My email inbox recently included several messages from the Illinois Conference of Churches (ICC) — of which the Diocese of Springfield is a dues-paying member — publicizing a rally at the state capitol to protest President Trump’s executive order on immigration. ICC officers have issued a statement strongly condemning the order.
Whenever something happens that merits national news coverage, several of my colleague bishops are quick to raise their voices in the public square, invariably making an appeal to the principles of justice, and attempting to connect those principles to the life, ministry, and teaching of Jesus. I believe they sincerely consider themselves duty-bound, as Christian leaders, to make such statements.
Then there are the platforms for the masses, not for “councils of leaders” or those of high ecclesiastical status, but the latter-day soapbox on Speaker’s Corner — Facebook and Twitter. An already established pattern of political opining and posturing has dominated these media in the weeks and months prior to the nationwide election, but, for this cycle, the game has gone into overtime, with no indication of an impending sudden-death resolution. If anything, the operational tempo has palpably accelerated since November 8. This, of course, reflects parallel currents in offline activity; witness the protest marches that took place in Washington, D.C., and other cities across the country in January.

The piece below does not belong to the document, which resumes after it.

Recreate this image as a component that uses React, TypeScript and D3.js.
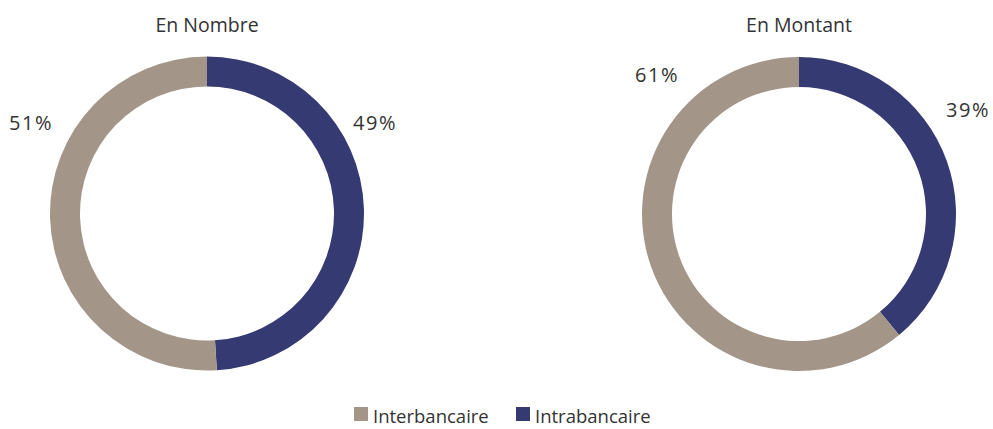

As a private citizen, I like to think of myself as politically engaged. I have an underlying political philosophy. I follow the news — the headlines, at least, with occasional forays into the weeds on particular issues. And I vote, basing my decisions on the interplay between that underlying philosophy and what’s actually happening in the world. I am also a Christian. My faith forms my conscience — most days, at least. My political engagement is inseparable from Christian moral and ethical principles, and from the eschatological vision that I am in this world as a resident alien. My status on Planet Earth is: Green Card.
Even so, I have always been reticent about publicly revealing very much about my political views. I might occasionally “like” or “retweet” an item on Facebook or Twitter, but I try to be circumspect in doing so, and I never post anything on my own that advocates for or against a candidate or a policy or pending legislation. Is this cultivated habit itself perhaps a political ploy on my part? Given that the flock over which I am a shepherd represents nearly the entire array of political positions, might I be accused of being coy in order to preserve my standing among that flock?
I won’t deny that there is an element of this sort of political calculus in what I do — or, more precisely, don’t do. But, in my defense, I would point out that there is not only a diversity of political opinion among the clergy and faithful of the Diocese of Springfield, but that some, if not most, of those opinions are held by Christians of goodwill and an informed conscience.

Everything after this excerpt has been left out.